El atajo no es sobrevivir: la lección de los niños de Colombia
Seguro que en algún momento han cogido un atajo para llegar antes. ¿Y les fue bien? A veces caminamos en círculos pensando que es el camino correcto, y cuando nos damos cuenta de nuestro movimiento circular escogemos una salida y atajamos pensando que hemos perdido el tiempo. Entonces creemos que vivimos, pero en verdad sobrevivimos.
Porque sobrevive aquel que se sobrepone a duelos de afecto o vitales; o quien le gana la batalla al miedo y la escasez; o aquella que mantiene la sonrisa aun cuando no llega el saldo de la tarjeta para comprar la cena; o aquella otra que mira a la muerte a los ojos.
La lección de esos cuatro niños en la selva de Colombia nos encoge el pulmón. Cuarenta días perdidos en las entrañas de la fronda. Decía Charles Darwin que: «El hombre puede vivir unos cuarenta días sin comida, unos tres días sin agua, unos ocho minutos sin aire, pero solo un segundo sin esperanza». Y estos cuatro héroes no eran hombres, eran solo unos niños.
La cuestión es que todos estamos sobreviviendo a afrentas demasiado complicadas, pero somos adultos y nos han enseñado con herramientas vitales y no con tutoriales de YouTube que, dicho sea de paso, están geniales para lo práctico, pero que no solucionan afectos ni nos muestran enseñanzas vitales. Y, aun así, a veces andamos más perdidos que ubicados en nuestro vivir.

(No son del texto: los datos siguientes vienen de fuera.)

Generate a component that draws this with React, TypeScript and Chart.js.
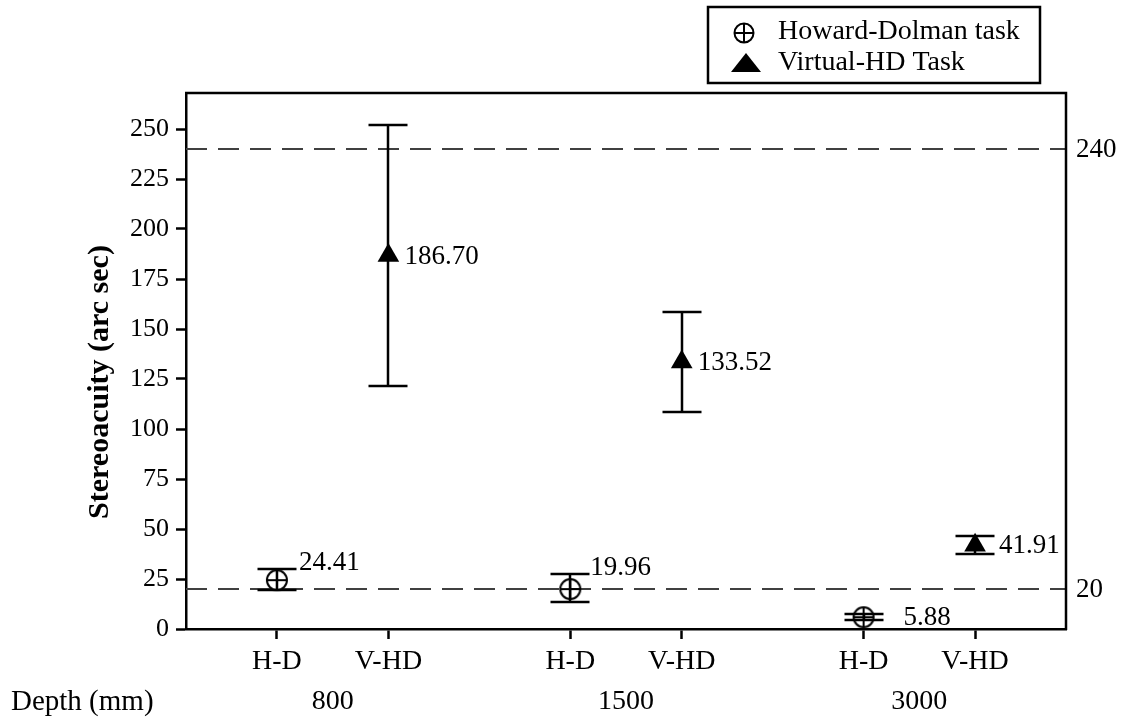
import React, { useEffect, useRef } from 'react';
import { Chart, registerables } from 'chart.js';

Chart.register(...registerables);

// Viewing distances (groups) and task labels under each group
const depths = ['800', '1500', '3000'];
const taskTicks = ['H-D', 'V-HD'];
const seriesNames = ['Howard-Dolman task', 'Virtual-HD Task'];

// Howard-Dolman task: mean stereoacuity and interval bounds (arc sec)
const hdMean = [24.41, 19.96, 5.88];
const hdLow = [19.4, 13.3, 4.4];
const hdHigh = [30.1, 27.3, 7.4];

// Virtual-HD task: mean stereoacuity and interval bounds (arc sec)
const vhdMean = [186.7, 133.52, 41.91];
const vhdLow = [121.5, 108.3, 37.5];
const vhdHigh = [252.0, 158.3, 46.5];

// Reference thresholds
const refLines = [240, 20];

// Y axis ticks
const yTicks = [0, 25, 50, 75, 100, 125, 150, 175, 200, 225, 250];
const Y_MAX = 268;

// Layout / style constants
const TASK_OFFSET = [-0.19, 0.19];
const CAP = 19.5;
const LINE_W = 2.5;
const SERIF = '"Liberation Serif", "Times New Roman", serif';
const LABEL_STYLE = [
  [
    { anchor: 'high', dx: 22 },
    { anchor: 'high', dx: 20 },
    { anchor: 'mid', dx: 40 },
  ],
  [
    { anchor: 'mid', dx: 16 },
    { anchor: 'mid', dx: 16 },
    { anchor: 'mid', dx: 24 },
  ],
];

const series = [
  { mean: hdMean, low: hdLow, high: hdHigh },
  { mean: vhdMean, low: vhdLow, high: vhdHigh },
];

function makeCirclePlus(r: number): HTMLCanvasElement {
  const size = Math.ceil(r * 2 + 4);
  const c = document.createElement('canvas');
  c.width = size;
  c.height = size;
  const g = c.getContext('2d')!;
  const m = size / 2;
  g.strokeStyle = '#000';
  g.lineWidth = 2;
  g.beginPath();
  g.arc(m, m, r, 0, Math.PI * 2);
  g.moveTo(m - r, m);
  g.lineTo(m + r, m);
  g.moveTo(m, m - r);
  g.lineTo(m, m + r);
  g.stroke();
  return c;
}

function drawTriangle(ctx: CanvasRenderingContext2D, cx: number, top: number, w: number, h: number) {
  ctx.beginPath();
  ctx.moveTo(cx, top);
  ctx.lineTo(cx + w / 2, top + h);
  ctx.lineTo(cx - w / 2, top + h);
  ctx.closePath();
  ctx.fill();
}

const decor = {
  id: 'decor',
  beforeDatasetsDraw(chart: any) {
    const { ctx, chartArea: a, scales } = chart;
    const x = scales.x;
    const y = scales.y;
    ctx.save();
    ctx.strokeStyle = '#404040';
    ctx.lineWidth = 2;
    ctx.setLineDash([21, 11]);
    refLines.forEach((v) => {
      const py = Math.round(y.getPixelForValue(v));
      ctx.beginPath();
      ctx.moveTo(a.left, py);
      ctx.lineTo(a.right, py);
      ctx.stroke();
    });
    ctx.setLineDash([]);
    ctx.strokeStyle = '#000';
    ctx.lineWidth = LINE_W;
    series.forEach((s, si) =>
      s.mean.forEach((_m, gi) => {
        const px = Math.round(x.getPixelForValue(gi + TASK_OFFSET[si]));
        const top = Math.round(y.getPixelForValue(s.high[gi]));
        const bot = Math.round(y.getPixelForValue(s.low[gi]));
        ctx.beginPath();
        ctx.moveTo(px, top);
        ctx.lineTo(px, bot);
        ctx.moveTo(px - CAP, top);
        ctx.lineTo(px + CAP, top);
        ctx.moveTo(px - CAP, bot);
        ctx.lineTo(px + CAP, bot);
        ctx.stroke();
      })
    );
    ctx.restore();
  },
  afterDraw(chart: any) {
    const { ctx, chartArea: a, scales } = chart;
    const x = scales.x;
    const y = scales.y;
    ctx.save();

    // top and right frame
    ctx.strokeStyle = '#000';
    ctx.lineWidth = LINE_W;
    ctx.beginPath();
    ctx.moveTo(a.left - 1, a.top);
    ctx.lineTo(a.right, a.top);
    ctx.lineTo(a.right, a.bottom + 1);
    ctx.stroke();

    ctx.fillStyle = '#000';

    // reference line values on the right
    ctx.font = `27px ${SERIF}`;
    ctx.textAlign = 'left';
    ctx.textBaseline = 'middle';
    refLines.forEach((v) => {
      ctx.fillText(String(v), a.right + 10, y.getPixelForValue(v) + 1);
    });

    // value labels
    series.forEach((s, si) =>
      s.mean.forEach((m, gi) => {
        const st = LABEL_STYLE[si][gi];
        const px = x.getPixelForValue(gi + TASK_OFFSET[si]);
        ctx.textAlign = 'left';
        if (st.anchor === 'high') {
          ctx.textBaseline = 'alphabetic';
          ctx.fillText(m.toFixed(2), px + st.dx, y.getPixelForValue(s.high[gi]) + 1);
        } else {
          ctx.textBaseline = 'middle';
          ctx.fillText(m.toFixed(2), px + st.dx, y.getPixelForValue(m) + 1);
        }
      })
    );

    // depth row
    ctx.font = `29px ${SERIF}`;
    ctx.textBaseline = 'middle';
    ctx.textAlign = 'left';
    ctx.fillText('Depth (mm)', 11, 702);
    ctx.font = `28px ${SERIF}`;
    ctx.textAlign = 'center';
    depths.forEach((d, gi) => {
      ctx.fillText(d, x.getPixelForValue(gi), 702);
    });

    // y axis title
    ctx.save();
    ctx.translate(100, (a.top + a.bottom) / 2 + 21);
    ctx.rotate(-Math.PI / 2);
    ctx.font = `bold 30px ${SERIF}`;
    ctx.textAlign = 'center';
    ctx.textBaseline = 'middle';
    ctx.fillText('Stereoacuity (arc sec)', 0, 0);
    ctx.restore();

    // legend
    ctx.lineWidth = LINE_W;
    ctx.strokeStyle = '#000';
    ctx.strokeRect(708, 7, 332, 76);
    ctx.font = `28px ${SERIF}`;
    ctx.textAlign = 'left';
    ctx.textBaseline = 'middle';
    ctx.fillText(seriesNames[0], 778, 32);
    ctx.fillText(seriesNames[1], 778, 63);
    ctx.lineWidth = 2;
    ctx.beginPath();
    ctx.arc(744, 33, 9.5, 0, Math.PI * 2);
    ctx.moveTo(734.5, 33);
    ctx.lineTo(753.5, 33);
    ctx.moveTo(744, 23.5);
    ctx.lineTo(744, 42.5);
    ctx.stroke();
    drawTriangle(ctx, 746, 53, 30, 19);

    ctx.restore();
  },
};

export default function App() {
  const ref = useRef<HTMLCanvasElement>(null);

  useEffect(() => {
    if (!ref.current) return;
    const tickPositions: number[] = [];
    const tickNames: string[] = [];
    depths.forEach((_d, gi) =>
      taskTicks.forEach((t, ti) => {
        tickPositions.push(gi + TASK_OFFSET[ti]);
        tickNames.push(t);
      })
    );

    const chart = new Chart(ref.current, {
      type: 'scatter',
      data: {
        datasets: [
          {
            label: seriesNames[0],
            data: hdMean.map((v, gi) => ({ x: gi + TASK_OFFSET[0], y: v })),
            pointStyle: makeCirclePlus(10) as any,
            pointRadius: 11,
            showLine: false,
          },
          {
            label: seriesNames[1],
            data: vhdMean.map((v, gi) => ({ x: gi + TASK_OFFSET[1], y: v })),
            pointStyle: 'triangle',
            pointRadius: 12.5,
            pointBackgroundColor: '#000',
            pointBorderColor: '#000',
            pointBorderWidth: 0,
            showLine: false,
          },
        ],
      },
      options: {
        responsive: false,
        animation: false,
        layout: { padding: { top: 93, right: 56, left: 0, bottom: 0 } },
        plugins: {
          legend: { display: false },
          tooltip: { enabled: false },
        },
        scales: {
          x: {
            type: 'linear',
            min: -0.5,
            max: 2.5,
            afterBuildTicks: (scale: any) => {
              scale.ticks = tickPositions.map((v) => ({ value: v }));
            },
            afterFit: (scale: any) => {
              scale.height = 92;
            },
            ticks: {
              autoSkip: false,
              maxRotation: 0,
              color: '#000',
              padding: 6,
              font: { family: SERIF, size: 28 },
              callback: (_v: any, i: number) => tickNames[i],
            },
            grid: {
              drawOnChartArea: false,
              drawTicks: true,
              tickLength: 10,
              tickWidth: LINE_W,
              tickColor: '#000',
            },
            border: { display: true, color: '#000', width: LINE_W },
          },
          y: {
            type: 'linear',
            min: 0,
            max: Y_MAX,
            afterBuildTicks: (scale: any) => {
              scale.ticks = yTicks.map((v) => ({ value: v }));
            },
            afterFit: (scale: any) => {
              scale.width = 186;
            },
            ticks: {
              color: '#000',
              padding: 7,
              font: { family: SERIF, size: 26 },
              callback: (v: any) => String(v),
            },
            grid: {
              drawOnChartArea: false,
              drawTicks: true,
              tickLength: 10,
              tickWidth: LINE_W,
              tickColor: '#000',
            },
            border: { display: true, color: '#000', width: LINE_W },
          },
        },
      },
      plugins: [decor],
    });
    return () => chart.destroy();
  }, []);

  return (
    <div style={{ position: 'absolute', left: 0, top: 0, width: 1122, height: 721, background: '#fff' }}>
      <canvas ref={ref} width={1122} height={721} />
    </div>
  );
}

Pero es en nuestros jóvenes y niños en los que ahora pienso. No están preparados para sobrevivir en la jungla de sociedad en la que les hemos colocado, donde la competencia, las redes y falta de profundidad les está llevando a un alto voltaje de insatisfacción y frustración en la inmediatez, a problemas de salud mental que en el futuro abrirán brechas aún mayores. Ver en estos pequeños cómo sus congéneres indígenas los han preparado para sobrevivir es para pararse a pensar un poco, digo yo, y debería hacer que nos cuestionáramos si nuestros vástagos podrán sobrevivir —en mi deseo diría vivir— en el futuro que les espera.
Tengo una anécdota bien llamativa que viene al caso. No hace tanto, me comentaba una amiga en relación con sus sobrinos que estaban alucinados porque ellos, con dieciséis y doce años, eran los únicos de sus compañeros que convivían con sus abuelos, octogenarios y enfermos de Parkinson y Alzheimer, situación que, dicho sea de paso, la familia puede lidiar de puro milagro y por cesión en otros terrenos vitales. Imposible en la mayoría de los casos en la actualidad. Sus amigos van de vez en cuando a la residencia para visitar a los suyos. Son una excepción a la regla. Y es una regla que nos trae bienestar para nuestros mayores y nosotros, pero no deja de hacernos ciegos al hecho inexorable de que, si tenemos vida, también envejeceremos, y no nos debe quedar ninguna duda de que nosotros, si la economía y las políticas sociales lo mantienen, también residiremos en ellas.
Pero nos perdemos la sabiduría y la experiencia que toda una vida deja en ellos, nos perdemos el conocimiento verdadero de cómo ellos fueron sobreviviendo a su propia jungla, yendo con las alforjas llenas de ansiedades que no podemos compartir con quienes supieron aligerar las suyas.
Estamos atajando tanto en nuestra individualidad que el compartir se hace cuesta arriba; el entender a los otros, un inmenso esfuerzo; el escuchar, una práctica inusual y hemos de tener presente que tenemos un tiempo determinado para enseñar todo eso.
No quiero que mis palabras suenen catastrofista ni negativas. Todos hemos saltado de alegría cuando hemos escuchado la gran noticia de la aparición de estos cuatro niños, o deberíamos haberlo hecho. Pero tal hazaña no puede quedar en anécdota o noticia efímera, debe hacernos recapacitar un poco sobre cómo estamos enseñando a nuestros niños a sobrevivir en su propia selva, y aún más, cómo lo estamos haciendo nosotros.
No atajemos donde se necesita hacer el camino completo.